■ **PROBLEM DETAILS**
Reproduce the data below in full and exclude every picture.

■ **GIVEN INFORMATION**
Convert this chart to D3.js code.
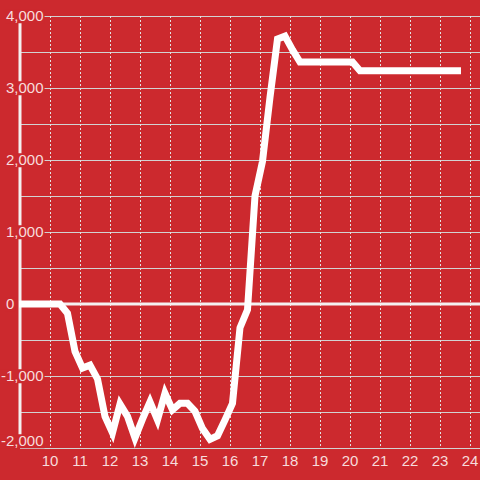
<!DOCTYPE html>
<html>
<head>
<meta charset="utf-8">
<script src="https://cdn.jsdelivr.net/npm/d3@7"></script>
<style>
  html, body { margin: 0; padding: 0; background: #cc292e; }
  svg { display: block; }
  text { font-family: 'Liberation Sans', Arial, sans-serif; font-size: 15px; }
</style>
</head>
<body>
<div class="chart"></div>
<script>
'use strict';

// time of day (hours, readings at :05 :20 :35 :50)
const hours = [
  9.083, 9.333, 9.583, 9.833, 10.083, 10.333, 10.583, 10.833,
  11.083, 11.333, 11.583, 11.833, 12.083, 12.333, 12.583, 12.833,
  13.083, 13.333, 13.583, 13.833, 14.083, 14.333, 14.583, 14.833,
  15.083, 15.333, 15.583, 15.833, 16.083, 16.333, 16.583, 16.833,
  17.083, 17.333, 17.583, 17.833, 18.083, 18.333, 18.583, 18.833,
  19.083, 19.333, 19.583, 19.833, 20.083, 20.333, 20.583, 20.833,
  21.083, 21.333, 21.583, 21.833, 22.083, 22.333, 22.583, 22.833,
  23.083, 23.333, 23.583
];

const values = [
  0, 0, 0, 0, 0, 0, -130, -660,
  -890, -850, -1040, -1560, -1790, -1390, -1560, -1860,
  -1600, -1360, -1610, -1240, -1470, -1380, -1380, -1490,
  -1730, -1880, -1830, -1610, -1380, -330, -80, 1500,
  1980, 2870, 3680, 3720, 3530, 3360, 3360, 3360,
  3360, 3360, 3360, 3360, 3360, 3240, 3240, 3240,
  3240, 3240, 3240, 3240, 3240, 3240, 3240, 3240,
  3240, 3240, 3240
];

const xTicks = [10, 11, 12, 13, 14, 15, 16, 17, 18, 19, 20, 21, 22, 23, 24];
const yTicks = [-2000, -1000, 0, 1000, 2000, 3000, 4000];
const yGrid = [-2000, -1500, -1000, -500, 0, 500, 1000, 1500, 2000, 2500, 3000, 3500, 4000];

const BG = '#cc292e';
const WIDTH = 480;
const HEIGHT = 480;
const plot = {left: 20, right: 480, top: 16, bottom: 448};

const data = hours.map((h, i) => ({h: h, v: values[i]}));

const svg = d3.select('.chart')
  .append('svg')
    .attr('width', WIDTH)
    .attr('height', HEIGHT);

const x = d3.scaleLinear()
  .domain([9, 24 + 1 / 3])
  .range([plot.left, plot.right]);

const y = d3.scaleLinear()
  .domain([-2000, 4000])
  .range([plot.bottom, plot.top]);

svg.append('rect')
  .attr('width', WIDTH)
  .attr('height', HEIGHT)
  .attr('fill', BG);

// horizontal grid
svg.selectAll('.hgrid')
  .data(yGrid.filter((d) => d !== 0))
  .enter()
  .append('line')
    .attr('class', 'hgrid')
    .attr('x1', plot.left)
    .attr('x2', plot.right)
    .attr('y1', (d) => Math.round(y(d)) + 0.5)
    .attr('y2', (d) => Math.round(y(d)) + 0.5)
    .attr('stroke', '#d2d2d2')
    .attr('stroke-width', 1);

// vertical dashed grid
svg.selectAll('.vgrid')
  .data(xTicks)
  .enter()
  .append('line')
    .attr('class', 'vgrid')
    .attr('x1', (d) => Math.round(x(d)) + 0.5)
    .attr('x2', (d) => Math.round(x(d)) + 0.5)
    .attr('y1', plot.top)
    .attr('y2', plot.bottom)
    .attr('stroke', '#e2e2e2')
    .attr('stroke-width', 1)
    .attr('stroke-dasharray', '2,2');

// zero line
svg.append('line')
  .attr('x1', plot.left)
  .attr('x2', plot.right)
  .attr('y1', y(0))
  .attr('y2', y(0))
  .attr('stroke', '#f4f0f0')
  .attr('stroke-width', 3);

// left axis line
svg.append('line')
  .attr('x1', plot.left)
  .attr('x2', plot.left)
  .attr('y1', y(4000))
  .attr('y2', y(-2000))
  .attr('stroke', '#f4f0f0')
  .attr('stroke-width', 3);

const line = d3.line()
  .x((d) => x(d.h))
  .y((d) => y(d.v));

svg.append('path')
  .datum(data)
  .attr('d', line)
  .attr('fill', 'none')
  .attr('stroke', '#ffffff')
  .attr('stroke-width', 7)
  .attr('stroke-linecap', 'square');

// y labels, left aligned with a hanging minus, on a red patch
const fmt = d3.format(',');
const minusW = (() => {
  const t = svg.append('text').text('-');
  const w = t.node().getComputedTextLength();
  t.remove();
  return w;
})();

const yLab = svg.selectAll('.ylab')
  .data(yTicks)
  .enter()
  .append('g')
    .attr('class', 'ylab');

yLab.append('text')
  .attr('x', (d) => d < 0 ? 6 - minusW : 6)
  .attr('y', (d) => Math.min(y(d), plot.bottom - 7))
  .attr('dy', '0.35em')
  .attr('fill', '#f7dcdc')
  .text((d) => fmt(d).replace('−', '-'));

yLab.each(function () {
  const g = d3.select(this);
  const bb = g.select('text').node().getBBox();
  g.insert('rect', 'text')
    .attr('x', bb.x - 1)
    .attr('y', bb.y + 2)
    .attr('width', bb.width + 2)
    .attr('height', bb.height - 3)
    .attr('fill', BG);
});

// x labels
svg.selectAll('.xlab')
  .data(xTicks)
  .enter()
  .append('text')
    .attr('class', 'xlab')
    .attr('x', (d) => x(d))
    .attr('y', plot.bottom + 18)
    .attr('text-anchor', 'middle')
    .attr('fill', '#f7dcdc')
    .text((d) => d);
</script>
</body>
</html>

■ **RESULT OF THE EXERCISE**
Convert this chart to D3.js code.
<!DOCTYPE html>
<html>
<head>
<meta charset="utf-8">
<script src="https://cdn.jsdelivr.net/npm/d3@7"></script>
<style>
  html, body { margin: 0; padding: 0; background: #cc292e; }
  svg { display: block; }
  text { font-family: 'Liberation Sans', Arial, sans-serif; font-size: 15px; }
</style>
</head>
<body>
<div class="chart"></div>
<script>
'use strict';

// time of day (hours, readings at :05 :20 :35 :50)
const hours = [
  9.083, 9.333, 9.583, 9.833, 10.083, 10.333, 10.583, 10.833,
  11.083, 11.333, 11.583, 11.833, 12.083, 12.333, 12.583, 12.833,
  13.083, 13.333, 13.583, 13.833, 14.083, 14.333, 14.583, 14.833,
  15.083, 15.333, 15.583, 15.833, 16.083, 16.333, 16.583, 16.833,
  17.083, 17.333, 17.583, 17.833, 18.083, 18.333, 18.583, 18.833,
  19.083, 19.333, 19.583, 19.833, 20.083, 20.333, 20.583, 20.833,
  21.083, 21.333, 21.583, 21.833, 22.083, 22.333, 22.583, 22.833,
  23.083, 23.333, 23.583
];

const values = [
  0, 0, 0, 0, 0, 0, -130, -660,
  -890, -850, -1040, -1560, -1790, -1390, -1560, -1860,
  -1600, -1360, -1610, -1240, -1470, -1380, -1380, -1490,
  -1730, -1880, -1830, -1610, -1380, -330, -80, 1500,
  1980, 2870, 3680, 3720, 3530, 3360, 3360, 3360,
  3360, 3360, 3360, 3360, 3360, 3240, 3240, 3240,
  3240, 3240, 3240, 3240, 3240, 3240, 3240, 3240,
  3240, 3240, 3240
];

const xTicks = [10, 11, 12, 13, 14, 15, 16, 17, 18, 19, 20, 21, 22, 23, 24];
const yTicks = [-2000, -1000, 0, 1000, 2000, 3000, 4000];
const yGrid = [-2000, -1500, -1000, -500, 0, 500, 1000, 1500, 2000, 2500, 3000, 3500, 4000];

const BG = '#cc292e';
const WIDTH = 480;
const HEIGHT = 480;
const plot = {left: 20, right: 480, top: 16, bottom: 448};

const data = hours.map((h, i) => ({h: h, v: values[i]}));

const svg = d3.select('.chart')
  .append('svg')
    .attr('width', WIDTH)
    .attr('height', HEIGHT);

const x = d3.scaleLinear()
  .domain([9, 24 + 1 / 3])
  .range([plot.left, plot.right]);

const y = d3.scaleLinear()
  .domain([-2000, 4000])
  .range([plot.bottom, plot.top]);

svg.append('rect')
  .attr('width', WIDTH)
  .attr('height', HEIGHT)
  .attr('fill', BG);

// horizontal grid
svg.selectAll('.hgrid')
  .data(yGrid.filter((d) => d !== 0))
  .enter()
  .append('line')
    .attr('class', 'hgrid')
    .attr('x1', plot.left)
    .attr('x2', plot.right)
    .attr('y1', (d) => Math.round(y(d)) + 0.5)
    .attr('y2', (d) => Math.round(y(d)) + 0.5)
    .attr('stroke', '#d2d2d2')
    .attr('stroke-width', 1);

// vertical dashed grid
svg.selectAll('.vgrid')
  .data(xTicks)
  .enter()
  .append('line')
    .attr('class', 'vgrid')
    .attr('x1', (d) => Math.round(x(d)) + 0.5)
    .attr('x2', (d) => Math.round(x(d)) + 0.5)
    .attr('y1', plot.top)
    .attr('y2', plot.bottom)
    .attr('stroke', '#e2e2e2')
    .attr('stroke-width', 1)
    .attr('stroke-dasharray', '2,2');

// zero line
svg.append('line')
  .attr('x1', plot.left)
  .attr('x2', plot.right)
  .attr('y1', y(0))
  .attr('y2', y(0))
  .attr('stroke', '#f4f0f0')
  .attr('stroke-width', 3);

// left axis line
svg.append('line')
  .attr('x1', plot.left)
  .attr('x2', plot.left)
  .attr('y1', y(4000))
  .attr('y2', y(-2000))
  .attr('stroke', '#f4f0f0')
  .attr('stroke-width', 3);

const line = d3.line()
  .x((d) => x(d.h))
  .y((d) => y(d.v));

svg.append('path')
  .datum(data)
  .attr('d', line)
  .attr('fill', 'none')
  .attr('stroke', '#ffffff')
  .attr('stroke-width', 7)
  .attr('stroke-linecap', 'square');

// y labels, left aligned with a hanging minus, on a red patch
const fmt = d3.format(',');
const minusW = (() => {
  const t = svg.append('text').text('-');
  const w = t.node().getComputedTextLength();
  t.remove();
  return w;
})();

const yLab = svg.selectAll('.ylab')
  .data(yTicks)
  .enter()
  .append('g')
    .attr('class', 'ylab');

yLab.append('text')
  .attr('x', (d) => d < 0 ? 6 - minusW : 6)
  .attr('y', (d) => Math.min(y(d), plot.bottom - 7))
  .attr('dy', '0.35em')
  .attr('fill', '#f7dcdc')
  .text((d) => fmt(d).replace('−', '-'));

yLab.each(function () {
  const g = d3.select(this);
  const bb = g.select('text').node().getBBox();
  g.insert('rect', 'text')
    .attr('x', bb.x - 1)
    .attr('y', bb.y + 2)
    .attr('width', bb.width + 2)
    .attr('height', bb.height - 3)
    .attr('fill', BG);
});

// x labels
svg.selectAll('.xlab')
  .data(xTicks)
  .enter()
  .append('text')
    .attr('class', 'xlab')
    .attr('x', (d) => x(d))
    .attr('y', plot.bottom + 18)
    .attr('text-anchor', 'middle')
    .attr('fill', '#f7dcdc')
    .text((d) => d);
</script>
</body>
</html>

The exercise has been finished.